Other approaches the board may consider are introducing ranked-choice voting, in which voters can rank their preferences rather than only voting for two or three candidates.
That method helps avoid vote splitting. If two Asian candidates ran for one seat on the school board, for example, Asian voters could rank both as their top two. That way, votes for each of the two would be transferred to the other.
Another approach is cumulative voting, which the city of Mission Viejo recently approved. Voters given three votes can give all three to one candidate, or split them up.
One drawback to cumulative voting is it doesn’t solve the vote-splitting problem, Dutta pointed out.
The bigger issue is that people keep electing Ivy League graduates. We need de-stressing, not more academic stress. Please don’t blindly vote for the Ivy League graduates because they favor more rigor and will do nothing to decrease stress. Dauber is the only exception (Brown) who favors less rigor.
How would one draw these districts?
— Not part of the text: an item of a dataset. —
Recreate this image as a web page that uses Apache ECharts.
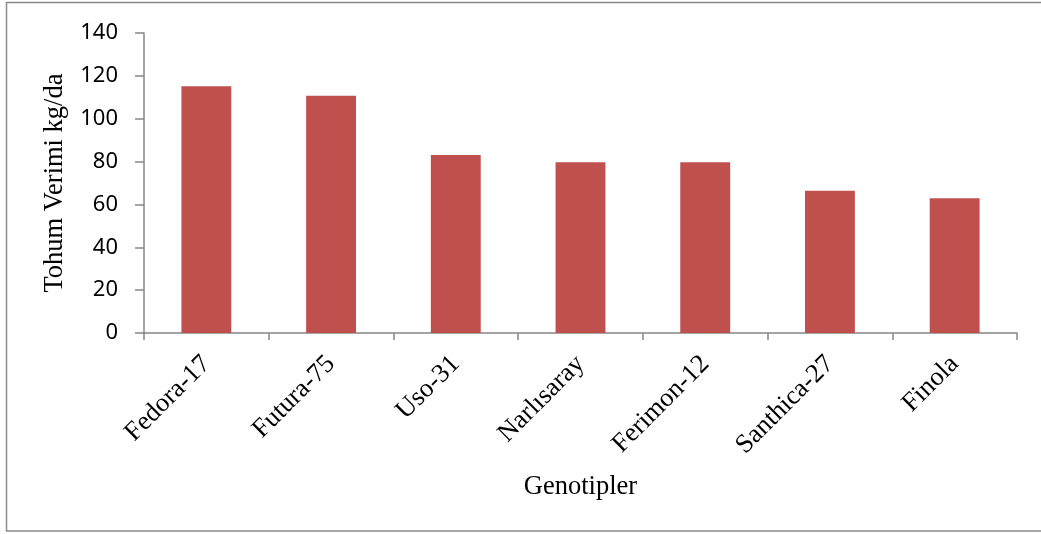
<!DOCTYPE html>
<html>
<head>
<meta charset="utf-8">
<script src="https://cdn.jsdelivr.net/npm/echarts@6/dist/echarts.min.js"></script>
<style>
html,body{margin:0;padding:0;background:#fff;}
#chart{width:1041px;height:534px;}
</style>
</head>
<body>
<div id="chart"></div>
<script>
const categories = ["Fedora-17", "Futura-75", "Uso-31", "Narlısaray", "Ferimon-12", "Santhica-27", "Finola"];
const yieldValues = [115.2, 110.7, 83.1, 79.7, 79.7, 66.4, 62.9];
const yAxisMin = 0;
const yAxisMax = 140;
const yAxisStep = 20;
const xTitle = "Genotipler";
const yTitle = "Tohum Verimi kg/da";

const chart = echarts.init(document.getElementById('chart'), null, {renderer: 'canvas'});
const axisColor = '#868686';
chart.setOption({
  animation: false,
  backgroundColor: '#ffffff',
  graphic: [{
    type: 'rect',
    shape: {x: 6.5, y: 2.5, width: 1060, height: 528.5},
    style: {fill: 'none', stroke: '#8a8a8a', lineWidth: 1.5},
    silent: true
  }],
  grid: {left: 144, right: 24, top: 33, bottom: 201, containLabel: false},
  xAxis: {
    type: 'category',
    data: categories,
    name: xTitle,
    nameLocation: 'middle',
    nameGap: 141,
    nameTextStyle: {fontFamily: 'Liberation Serif', fontSize: 26.5, color: '#000'},
    axisLine: {lineStyle: {color: axisColor, width: 1.5}},
    axisTick: {show: true, alignWithLabel: false, length: 7, lineStyle: {color: axisColor, width: 1.5}},
    axisLabel: {rotate: 45, margin: 27, fontFamily: 'Liberation Serif', fontSize: 26.5, color: '#000', interval: 0}
  },
  yAxis: {
    type: 'value',
    min: yAxisMin,
    max: yAxisMax,
    interval: yAxisStep,
    name: yTitle,
    nameLocation: 'middle',
    nameGap: 75,
    nameTextStyle: {fontFamily: 'Liberation Serif', fontSize: 26.5, color: '#000'},
    splitLine: {show: false},
    axisLine: {show: true, lineStyle: {color: axisColor, width: 1.5}},
    axisTick: {show: true, length: 9, lineStyle: {color: axisColor, width: 1.5}},
    axisLabel: {margin: 26, fontFamily: 'Noto Sans', fontSize: 22, color: '#000'}
  },
  series: [{
    type: 'bar',
    data: yieldValues,
    barWidth: '40%',
    itemStyle: {color: '#C0504D'}
  }]
});
</script>
</body>
</html>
Is there a section of the city dominated by Latinos? Or Asians? I really don’t think Palo Alto is segregated that way. If this out-of-town lawyer sees a problem, it would be helpful to hear a solution that solves the problem.
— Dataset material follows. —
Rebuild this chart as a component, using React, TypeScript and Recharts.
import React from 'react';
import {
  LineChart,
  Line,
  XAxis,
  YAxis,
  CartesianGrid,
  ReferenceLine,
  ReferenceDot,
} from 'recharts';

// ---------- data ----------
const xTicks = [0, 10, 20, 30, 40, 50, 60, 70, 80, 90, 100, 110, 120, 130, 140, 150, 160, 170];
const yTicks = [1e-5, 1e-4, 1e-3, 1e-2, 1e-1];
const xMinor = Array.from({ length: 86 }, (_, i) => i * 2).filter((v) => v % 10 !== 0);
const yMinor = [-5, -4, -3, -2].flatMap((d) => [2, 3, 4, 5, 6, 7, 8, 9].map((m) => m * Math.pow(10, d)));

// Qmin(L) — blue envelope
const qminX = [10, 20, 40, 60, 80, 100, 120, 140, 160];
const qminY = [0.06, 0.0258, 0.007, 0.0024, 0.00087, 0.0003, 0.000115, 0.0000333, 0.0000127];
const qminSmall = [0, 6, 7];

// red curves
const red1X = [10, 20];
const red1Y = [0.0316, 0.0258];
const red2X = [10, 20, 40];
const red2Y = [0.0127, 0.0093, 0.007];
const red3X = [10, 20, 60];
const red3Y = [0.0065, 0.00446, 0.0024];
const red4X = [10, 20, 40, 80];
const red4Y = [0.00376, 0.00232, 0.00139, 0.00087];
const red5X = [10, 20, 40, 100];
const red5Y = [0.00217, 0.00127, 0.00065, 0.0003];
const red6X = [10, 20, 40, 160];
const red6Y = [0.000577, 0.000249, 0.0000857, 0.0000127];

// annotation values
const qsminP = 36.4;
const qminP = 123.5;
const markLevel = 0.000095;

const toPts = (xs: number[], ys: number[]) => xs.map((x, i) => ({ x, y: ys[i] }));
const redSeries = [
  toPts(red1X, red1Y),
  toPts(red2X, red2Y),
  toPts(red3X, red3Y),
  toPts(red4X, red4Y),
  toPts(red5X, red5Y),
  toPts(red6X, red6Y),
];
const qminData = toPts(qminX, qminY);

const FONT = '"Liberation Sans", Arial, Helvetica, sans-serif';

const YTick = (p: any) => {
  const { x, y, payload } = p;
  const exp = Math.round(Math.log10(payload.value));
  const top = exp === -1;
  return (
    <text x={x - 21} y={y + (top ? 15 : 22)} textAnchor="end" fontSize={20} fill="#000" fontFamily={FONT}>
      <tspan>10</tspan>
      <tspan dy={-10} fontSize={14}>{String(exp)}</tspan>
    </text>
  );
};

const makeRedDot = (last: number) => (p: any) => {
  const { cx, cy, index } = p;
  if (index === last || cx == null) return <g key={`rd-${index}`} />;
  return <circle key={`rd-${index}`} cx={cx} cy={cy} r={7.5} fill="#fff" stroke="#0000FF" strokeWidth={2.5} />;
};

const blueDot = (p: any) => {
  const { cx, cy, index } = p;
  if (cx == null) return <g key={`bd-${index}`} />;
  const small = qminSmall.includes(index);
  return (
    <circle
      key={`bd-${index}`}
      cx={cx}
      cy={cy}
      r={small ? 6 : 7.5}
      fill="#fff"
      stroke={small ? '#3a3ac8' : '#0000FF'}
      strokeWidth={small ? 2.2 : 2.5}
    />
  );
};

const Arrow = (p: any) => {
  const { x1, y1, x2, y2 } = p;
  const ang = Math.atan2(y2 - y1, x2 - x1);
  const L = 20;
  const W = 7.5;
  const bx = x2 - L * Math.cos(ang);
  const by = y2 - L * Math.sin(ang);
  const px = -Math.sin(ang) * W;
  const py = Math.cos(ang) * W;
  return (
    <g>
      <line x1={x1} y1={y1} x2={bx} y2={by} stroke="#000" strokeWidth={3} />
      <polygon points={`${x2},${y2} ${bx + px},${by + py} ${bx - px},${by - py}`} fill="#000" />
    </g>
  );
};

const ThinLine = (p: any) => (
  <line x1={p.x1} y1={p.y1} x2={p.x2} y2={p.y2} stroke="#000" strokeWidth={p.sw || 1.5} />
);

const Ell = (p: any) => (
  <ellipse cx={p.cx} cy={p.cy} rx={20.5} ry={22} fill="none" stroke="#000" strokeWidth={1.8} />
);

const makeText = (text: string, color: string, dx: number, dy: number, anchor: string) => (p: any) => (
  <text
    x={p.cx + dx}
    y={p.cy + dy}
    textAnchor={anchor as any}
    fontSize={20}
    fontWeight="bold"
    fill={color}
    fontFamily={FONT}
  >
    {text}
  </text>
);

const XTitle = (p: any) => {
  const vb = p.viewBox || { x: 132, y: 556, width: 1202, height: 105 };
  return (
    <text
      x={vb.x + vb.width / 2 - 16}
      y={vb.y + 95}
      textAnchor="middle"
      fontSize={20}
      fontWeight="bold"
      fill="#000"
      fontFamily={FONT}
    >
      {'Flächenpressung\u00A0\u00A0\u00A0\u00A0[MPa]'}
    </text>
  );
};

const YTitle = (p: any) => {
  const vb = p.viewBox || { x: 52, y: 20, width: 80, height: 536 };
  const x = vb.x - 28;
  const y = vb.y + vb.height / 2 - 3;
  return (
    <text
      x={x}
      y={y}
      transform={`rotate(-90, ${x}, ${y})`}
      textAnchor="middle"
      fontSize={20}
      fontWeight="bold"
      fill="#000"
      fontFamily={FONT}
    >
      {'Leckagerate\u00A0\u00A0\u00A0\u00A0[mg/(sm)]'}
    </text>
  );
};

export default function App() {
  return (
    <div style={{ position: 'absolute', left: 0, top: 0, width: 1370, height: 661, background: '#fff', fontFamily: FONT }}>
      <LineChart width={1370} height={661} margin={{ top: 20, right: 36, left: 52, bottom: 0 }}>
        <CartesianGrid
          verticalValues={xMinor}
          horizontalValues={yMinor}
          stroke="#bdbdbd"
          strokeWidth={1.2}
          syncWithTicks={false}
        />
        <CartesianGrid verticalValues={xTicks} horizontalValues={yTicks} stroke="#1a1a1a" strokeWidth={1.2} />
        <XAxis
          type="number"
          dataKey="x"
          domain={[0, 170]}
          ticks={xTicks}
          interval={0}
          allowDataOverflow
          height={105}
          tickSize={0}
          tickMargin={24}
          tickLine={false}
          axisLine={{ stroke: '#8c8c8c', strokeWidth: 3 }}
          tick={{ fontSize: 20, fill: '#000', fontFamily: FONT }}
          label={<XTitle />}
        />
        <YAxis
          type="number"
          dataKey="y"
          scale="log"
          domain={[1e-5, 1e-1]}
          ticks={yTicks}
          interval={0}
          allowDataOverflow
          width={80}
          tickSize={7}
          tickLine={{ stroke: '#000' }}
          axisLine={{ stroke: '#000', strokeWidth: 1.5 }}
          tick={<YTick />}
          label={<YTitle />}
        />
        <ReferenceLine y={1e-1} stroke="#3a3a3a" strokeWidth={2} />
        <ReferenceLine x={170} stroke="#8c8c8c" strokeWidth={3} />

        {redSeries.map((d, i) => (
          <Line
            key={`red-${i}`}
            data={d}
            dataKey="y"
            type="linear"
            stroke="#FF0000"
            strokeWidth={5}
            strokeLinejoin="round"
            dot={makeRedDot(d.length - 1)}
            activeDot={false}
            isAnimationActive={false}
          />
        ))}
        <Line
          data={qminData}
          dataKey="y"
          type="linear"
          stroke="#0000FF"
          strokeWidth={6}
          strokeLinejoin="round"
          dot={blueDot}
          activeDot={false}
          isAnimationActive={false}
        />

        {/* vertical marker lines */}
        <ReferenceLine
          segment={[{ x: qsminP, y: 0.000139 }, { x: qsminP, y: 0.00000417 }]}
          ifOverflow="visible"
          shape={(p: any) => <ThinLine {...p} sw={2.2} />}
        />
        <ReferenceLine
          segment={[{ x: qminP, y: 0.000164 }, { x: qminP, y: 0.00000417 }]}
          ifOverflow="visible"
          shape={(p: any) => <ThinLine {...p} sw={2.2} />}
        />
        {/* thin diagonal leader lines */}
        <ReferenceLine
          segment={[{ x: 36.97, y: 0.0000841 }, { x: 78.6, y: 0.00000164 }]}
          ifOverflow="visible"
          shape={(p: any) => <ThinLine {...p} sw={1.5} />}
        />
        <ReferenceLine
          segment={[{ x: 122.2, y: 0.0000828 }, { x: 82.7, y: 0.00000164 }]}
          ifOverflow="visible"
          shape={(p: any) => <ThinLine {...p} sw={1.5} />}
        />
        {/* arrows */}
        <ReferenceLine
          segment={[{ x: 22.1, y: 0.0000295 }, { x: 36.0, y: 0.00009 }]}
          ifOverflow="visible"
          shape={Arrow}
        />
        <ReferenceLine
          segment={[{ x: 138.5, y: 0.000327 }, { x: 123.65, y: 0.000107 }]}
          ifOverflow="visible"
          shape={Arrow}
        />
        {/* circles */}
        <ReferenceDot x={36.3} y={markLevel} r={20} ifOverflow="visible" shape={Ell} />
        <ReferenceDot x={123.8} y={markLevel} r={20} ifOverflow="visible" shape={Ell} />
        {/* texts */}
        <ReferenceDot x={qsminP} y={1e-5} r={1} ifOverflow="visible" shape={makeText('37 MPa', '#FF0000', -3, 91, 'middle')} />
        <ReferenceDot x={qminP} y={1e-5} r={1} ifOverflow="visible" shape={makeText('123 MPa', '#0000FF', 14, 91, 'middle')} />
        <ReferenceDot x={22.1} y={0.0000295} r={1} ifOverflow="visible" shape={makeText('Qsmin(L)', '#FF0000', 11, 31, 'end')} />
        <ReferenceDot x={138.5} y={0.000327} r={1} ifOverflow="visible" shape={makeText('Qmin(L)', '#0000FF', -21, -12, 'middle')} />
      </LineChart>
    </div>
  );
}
Less academic rigor in Palo Alto, ain’t gonna happen. If you want less academic pressure on your children, then you are in charge of that. Parents set expectations much more than teachers or a school district.
Less rigor = dumbing down
Abby & KW: You obviously have not experienced AP classes in PAUSD high schools or have top 1% students. Less rigor doesn’t mean dumbing-down, that’s ignorant thinking. Parents do not set the expectations. It’s the teachers who control the rigor. Teachers should not be grading on strict curves—if everyone deserves an “A”, they should allow it. Otherwise, only 2-6 per class get “A”s while the others are smart enough to get “A”s in other school districts so only the top percentage can earn “A”s.